Produção Industrial na TV, Competência e Convergência
Em 2001, participei da IV Oficina de Produção da TV Globo, quando tive a oportunidade de conhecer os diversos setores da então Central Globo de Produção, que àquela altura tinha implantado o modelo de gestão por competências. Em linhas gerais, em vez de gerir cada projeto isoladamente, como acontece tradicionalmente na produção de um longa-metragem, por exemplo, a empresa buscou identificar as competências necessárias para a realização de seus programas, da produção de arte à engenharia, dos recursos artísticos à pós-produção, entre outros, definindo a padronização dos procedimentos que culminavam na exibição diária de uma grande quantidade de material produzido internamente.
Toda essa máquina era amparada por um PCP (Planejamento e Controle da Produção), que se esmerava na alocação dos profissionais em cada projeto, durante o tempo necessário, de forma a evitar sobreposições e desperdícios.

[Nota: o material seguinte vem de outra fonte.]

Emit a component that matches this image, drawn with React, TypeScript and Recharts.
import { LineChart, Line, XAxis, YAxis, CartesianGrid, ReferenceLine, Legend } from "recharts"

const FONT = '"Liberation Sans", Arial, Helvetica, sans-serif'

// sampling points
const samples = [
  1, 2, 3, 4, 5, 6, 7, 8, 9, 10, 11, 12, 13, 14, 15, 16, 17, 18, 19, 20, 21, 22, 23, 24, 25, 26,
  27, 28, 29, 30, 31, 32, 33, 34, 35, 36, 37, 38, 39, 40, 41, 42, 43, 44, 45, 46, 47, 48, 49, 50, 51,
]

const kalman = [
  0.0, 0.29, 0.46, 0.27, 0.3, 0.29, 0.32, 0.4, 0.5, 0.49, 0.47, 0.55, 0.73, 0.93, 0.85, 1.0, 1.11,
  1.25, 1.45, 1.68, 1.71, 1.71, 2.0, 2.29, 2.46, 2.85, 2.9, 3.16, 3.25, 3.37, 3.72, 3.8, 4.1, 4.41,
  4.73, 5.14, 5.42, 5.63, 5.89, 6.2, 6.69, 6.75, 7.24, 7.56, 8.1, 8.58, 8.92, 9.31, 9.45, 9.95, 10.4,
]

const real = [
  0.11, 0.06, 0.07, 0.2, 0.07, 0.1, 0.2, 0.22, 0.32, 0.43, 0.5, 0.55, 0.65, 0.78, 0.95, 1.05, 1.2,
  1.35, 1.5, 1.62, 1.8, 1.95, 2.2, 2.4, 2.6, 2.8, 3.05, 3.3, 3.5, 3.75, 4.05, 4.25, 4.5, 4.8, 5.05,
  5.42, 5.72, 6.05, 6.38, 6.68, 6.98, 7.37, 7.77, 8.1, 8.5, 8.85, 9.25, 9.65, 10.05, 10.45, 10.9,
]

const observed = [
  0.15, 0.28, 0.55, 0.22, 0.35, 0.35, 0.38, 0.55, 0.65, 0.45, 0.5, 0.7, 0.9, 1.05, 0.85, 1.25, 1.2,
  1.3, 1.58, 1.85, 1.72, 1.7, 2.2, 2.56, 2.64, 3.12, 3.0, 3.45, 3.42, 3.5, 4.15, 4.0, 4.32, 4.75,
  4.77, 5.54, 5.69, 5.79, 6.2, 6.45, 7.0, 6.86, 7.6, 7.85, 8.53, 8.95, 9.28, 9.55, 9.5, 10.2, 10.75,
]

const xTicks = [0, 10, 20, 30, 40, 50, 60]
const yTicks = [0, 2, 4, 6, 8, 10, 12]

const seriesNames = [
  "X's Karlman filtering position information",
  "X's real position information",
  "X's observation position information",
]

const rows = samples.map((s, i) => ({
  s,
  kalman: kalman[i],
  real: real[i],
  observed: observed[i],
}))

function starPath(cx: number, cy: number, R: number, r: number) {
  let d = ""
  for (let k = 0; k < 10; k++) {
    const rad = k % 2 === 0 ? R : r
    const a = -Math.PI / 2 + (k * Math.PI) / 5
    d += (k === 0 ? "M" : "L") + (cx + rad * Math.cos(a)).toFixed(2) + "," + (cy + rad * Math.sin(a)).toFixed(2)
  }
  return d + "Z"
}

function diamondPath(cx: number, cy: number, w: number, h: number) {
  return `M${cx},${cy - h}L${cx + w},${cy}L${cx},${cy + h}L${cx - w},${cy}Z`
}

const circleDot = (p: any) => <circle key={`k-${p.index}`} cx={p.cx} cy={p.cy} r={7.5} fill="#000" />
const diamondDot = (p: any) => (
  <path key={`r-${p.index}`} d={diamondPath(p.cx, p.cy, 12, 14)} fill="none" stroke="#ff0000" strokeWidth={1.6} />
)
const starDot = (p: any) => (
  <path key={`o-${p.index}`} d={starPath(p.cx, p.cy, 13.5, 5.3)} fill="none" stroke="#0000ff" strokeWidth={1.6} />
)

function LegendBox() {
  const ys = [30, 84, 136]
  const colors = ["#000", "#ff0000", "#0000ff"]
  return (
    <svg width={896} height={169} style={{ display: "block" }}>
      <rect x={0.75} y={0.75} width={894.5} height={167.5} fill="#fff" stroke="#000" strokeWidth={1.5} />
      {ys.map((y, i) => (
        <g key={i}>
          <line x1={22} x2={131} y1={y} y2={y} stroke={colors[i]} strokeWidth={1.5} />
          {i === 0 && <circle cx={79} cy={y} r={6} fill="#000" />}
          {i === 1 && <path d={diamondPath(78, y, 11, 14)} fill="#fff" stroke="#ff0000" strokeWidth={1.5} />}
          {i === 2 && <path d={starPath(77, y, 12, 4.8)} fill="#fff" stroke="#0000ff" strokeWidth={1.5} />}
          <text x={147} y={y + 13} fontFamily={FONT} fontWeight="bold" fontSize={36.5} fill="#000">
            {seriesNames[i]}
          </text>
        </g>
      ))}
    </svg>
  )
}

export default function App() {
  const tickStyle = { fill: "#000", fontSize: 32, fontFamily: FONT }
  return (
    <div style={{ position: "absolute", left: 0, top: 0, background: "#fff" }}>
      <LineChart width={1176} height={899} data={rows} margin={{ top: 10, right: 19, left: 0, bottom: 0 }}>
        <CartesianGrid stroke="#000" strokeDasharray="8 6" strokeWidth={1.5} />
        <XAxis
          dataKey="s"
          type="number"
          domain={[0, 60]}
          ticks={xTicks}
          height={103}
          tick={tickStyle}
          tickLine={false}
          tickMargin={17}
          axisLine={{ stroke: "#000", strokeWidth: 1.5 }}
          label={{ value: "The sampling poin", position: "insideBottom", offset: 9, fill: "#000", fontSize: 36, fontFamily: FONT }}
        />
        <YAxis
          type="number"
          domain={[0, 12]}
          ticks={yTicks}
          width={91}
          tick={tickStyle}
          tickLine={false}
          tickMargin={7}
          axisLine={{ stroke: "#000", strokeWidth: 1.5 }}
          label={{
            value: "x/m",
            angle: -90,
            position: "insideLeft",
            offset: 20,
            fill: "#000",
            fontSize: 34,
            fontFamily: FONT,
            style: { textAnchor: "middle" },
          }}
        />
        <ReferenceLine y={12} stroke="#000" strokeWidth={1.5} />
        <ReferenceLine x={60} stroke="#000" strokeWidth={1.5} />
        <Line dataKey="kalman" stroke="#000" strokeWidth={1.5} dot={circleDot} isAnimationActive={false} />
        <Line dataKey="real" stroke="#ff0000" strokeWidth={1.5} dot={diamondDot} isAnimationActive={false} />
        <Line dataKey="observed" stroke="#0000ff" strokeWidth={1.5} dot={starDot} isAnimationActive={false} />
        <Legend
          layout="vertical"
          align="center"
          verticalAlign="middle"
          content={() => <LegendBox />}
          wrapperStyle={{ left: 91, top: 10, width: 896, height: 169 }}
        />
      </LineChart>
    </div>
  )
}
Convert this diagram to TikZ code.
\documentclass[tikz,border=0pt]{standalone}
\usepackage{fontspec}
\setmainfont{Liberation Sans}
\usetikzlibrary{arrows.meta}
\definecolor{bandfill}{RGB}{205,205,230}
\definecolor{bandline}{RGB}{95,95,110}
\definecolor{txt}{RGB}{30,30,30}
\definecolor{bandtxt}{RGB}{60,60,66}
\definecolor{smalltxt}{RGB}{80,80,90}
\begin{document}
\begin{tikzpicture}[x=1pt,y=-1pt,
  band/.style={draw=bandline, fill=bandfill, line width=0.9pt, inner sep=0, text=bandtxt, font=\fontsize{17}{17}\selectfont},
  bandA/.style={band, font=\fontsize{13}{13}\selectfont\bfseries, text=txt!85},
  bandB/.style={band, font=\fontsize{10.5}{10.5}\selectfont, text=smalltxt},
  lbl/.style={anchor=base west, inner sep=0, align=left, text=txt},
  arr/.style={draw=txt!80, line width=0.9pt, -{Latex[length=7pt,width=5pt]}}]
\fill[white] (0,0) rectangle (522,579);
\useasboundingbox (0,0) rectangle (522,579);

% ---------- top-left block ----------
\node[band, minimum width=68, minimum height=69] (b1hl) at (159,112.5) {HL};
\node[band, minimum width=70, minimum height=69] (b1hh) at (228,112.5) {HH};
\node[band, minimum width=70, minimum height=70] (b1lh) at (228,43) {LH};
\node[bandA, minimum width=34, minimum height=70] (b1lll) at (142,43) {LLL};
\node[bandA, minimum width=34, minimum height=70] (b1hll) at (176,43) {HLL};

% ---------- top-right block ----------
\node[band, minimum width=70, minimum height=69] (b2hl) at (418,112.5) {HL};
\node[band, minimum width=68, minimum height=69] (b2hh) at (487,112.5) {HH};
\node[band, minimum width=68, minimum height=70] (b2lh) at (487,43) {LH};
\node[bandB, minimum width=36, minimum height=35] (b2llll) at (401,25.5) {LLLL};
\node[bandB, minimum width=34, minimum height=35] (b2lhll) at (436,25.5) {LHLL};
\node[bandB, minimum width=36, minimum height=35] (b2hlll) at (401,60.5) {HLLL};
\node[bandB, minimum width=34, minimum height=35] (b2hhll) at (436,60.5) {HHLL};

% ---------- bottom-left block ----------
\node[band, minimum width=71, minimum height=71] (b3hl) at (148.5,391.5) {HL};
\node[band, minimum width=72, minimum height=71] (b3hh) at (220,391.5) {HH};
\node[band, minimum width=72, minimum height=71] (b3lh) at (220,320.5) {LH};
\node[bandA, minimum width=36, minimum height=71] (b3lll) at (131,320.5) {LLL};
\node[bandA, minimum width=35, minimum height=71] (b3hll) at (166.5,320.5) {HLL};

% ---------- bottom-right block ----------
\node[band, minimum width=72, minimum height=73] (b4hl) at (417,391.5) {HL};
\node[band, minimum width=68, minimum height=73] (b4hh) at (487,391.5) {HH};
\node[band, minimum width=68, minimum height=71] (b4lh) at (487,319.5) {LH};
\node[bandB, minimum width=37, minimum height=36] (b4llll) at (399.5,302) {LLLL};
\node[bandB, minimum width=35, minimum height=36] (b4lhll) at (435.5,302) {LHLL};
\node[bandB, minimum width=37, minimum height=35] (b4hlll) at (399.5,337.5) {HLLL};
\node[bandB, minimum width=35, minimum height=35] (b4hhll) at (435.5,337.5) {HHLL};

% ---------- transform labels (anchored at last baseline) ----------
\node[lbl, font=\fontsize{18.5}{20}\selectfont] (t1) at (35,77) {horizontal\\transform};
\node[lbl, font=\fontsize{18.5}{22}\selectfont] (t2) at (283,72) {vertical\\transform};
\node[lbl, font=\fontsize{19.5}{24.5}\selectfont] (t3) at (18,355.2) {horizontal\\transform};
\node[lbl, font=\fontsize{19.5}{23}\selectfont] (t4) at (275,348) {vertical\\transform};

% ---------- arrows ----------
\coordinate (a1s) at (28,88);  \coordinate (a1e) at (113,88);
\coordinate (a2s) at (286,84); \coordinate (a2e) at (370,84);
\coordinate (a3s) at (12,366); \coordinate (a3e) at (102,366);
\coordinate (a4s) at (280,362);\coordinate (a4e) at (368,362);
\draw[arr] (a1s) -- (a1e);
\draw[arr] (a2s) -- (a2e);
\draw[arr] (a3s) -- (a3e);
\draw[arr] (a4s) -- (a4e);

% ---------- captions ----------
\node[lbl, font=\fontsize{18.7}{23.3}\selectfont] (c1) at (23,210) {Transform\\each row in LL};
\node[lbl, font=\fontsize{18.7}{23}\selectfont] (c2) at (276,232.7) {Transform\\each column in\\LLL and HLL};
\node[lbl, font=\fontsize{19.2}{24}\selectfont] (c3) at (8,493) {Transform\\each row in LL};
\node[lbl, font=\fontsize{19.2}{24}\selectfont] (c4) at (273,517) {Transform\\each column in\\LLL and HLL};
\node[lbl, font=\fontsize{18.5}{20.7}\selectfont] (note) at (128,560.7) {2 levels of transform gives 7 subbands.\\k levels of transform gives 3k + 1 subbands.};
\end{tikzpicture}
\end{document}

No modelo, cada programa continuava sendo tratado como um projeto específico, com um gerente de produção (e sua equipe) responsável pela condução das atividades cotidianas, coordenando o trabalho dos demais profissionais das mais variadas competências, figurinistas, cenógrafos, produtores de arte, engenharia e efeitos especiais, editores de imagem e som, para garantir que o cronograma dos trabalhos fosse cumprido à risca.
No final da primeira década do século XXI, a TV Globo já produzia 90% de sua programação, com mais de 4 mil horas anuais de programas de entretenimento e jornalismo. Era uma engrenagem industrial que exigia um alto grau de profissionalismo e excelência, internalizando atividades como a produção de cenários e figurinos, construção de cidades cenográficas, alocação de estúdios e equipamentos. O Projac, como ficou conhecida a central de produção instalada em Jacarepaguá, no Rio de Janeiro, funcionava 24h por dia, de segunda a domingo, num ritmo frenético que não conhecia feriados. Afinal, a programação estava no ar todos os dias.
Em 2002, após o término da oficina, fui contratado como Produtor de Internet, que na época era um “projeto de competência” para a empresa. A Globo.com já existia, mas como uma empresa separada. Com raras exceções, todo o conteúdo dos sites dos programas realizados na CGP era produzido internamente no Projac, por uma equipe que tive a oportunidade de coordenar de 2003 a 2006. Foi um período de transformações marcantes, quando o portal da Globo finalmente desbancou o UOL na liderança de acessos. Época de lançamento do “Globo Media Center” (embrião do atual Globoplay), alimentado por vídeos dos programas da emissora, adaptados para a capacidade de uma Internet que dava seus primeiros passos na banda larga.
O mesmo ritmo industrial aplicado aos estúdios podia ser visto no trabalho das equipes que produziam o conteúdo online. Para tanto, diversas competências precisaram ser desenvolvidas. Nos meus primeiros dias no setor, além dos designers que davam cores e estilos aos sites, e dos arquitetos da informação responsáveis pela interface com as empresas fornecedoras dos serviços de tecnologia (programação e banco de dados, por exemplo), esperava-se que todo o conteúdo fosse produzido pelo mesmo tipo de profissional, que se multiplicava na redação dos textos, captação de fotos e edição de vídeos publicados diariamente. Poucos anos depois, essas tarefas já eram realizadas por equipes especializadas, de forma a garantir a qualidade e a quantidade do conteúdo.
Quando deixei a empresa, no fim de 2006, a Globo.com já tinha sido absorvida pela TV, resultado natural do processo de gestão por competências. Naquele tempo, discutiam-se assuntos como a implantação da TV Digital, se a “Internet entraria na televisão”, ou vice-versa. Avaliando de forma retrospectiva, podemos dizer que as duas coisas aconteceram simultaneamente. Assistimos aos aplicativos de streaming de vídeo em Smart TVs, ao mesmo tempo em que acessamos o conteúdo exibido na TV através de sites na tela do computador e celulares. O processo de convergência continua a todo vapor, arrastando audiências, desafiando modelos de negócios e modificando hábitos de consumo arraigados, temas complexos que merecerão desenvolvimento em outros posts.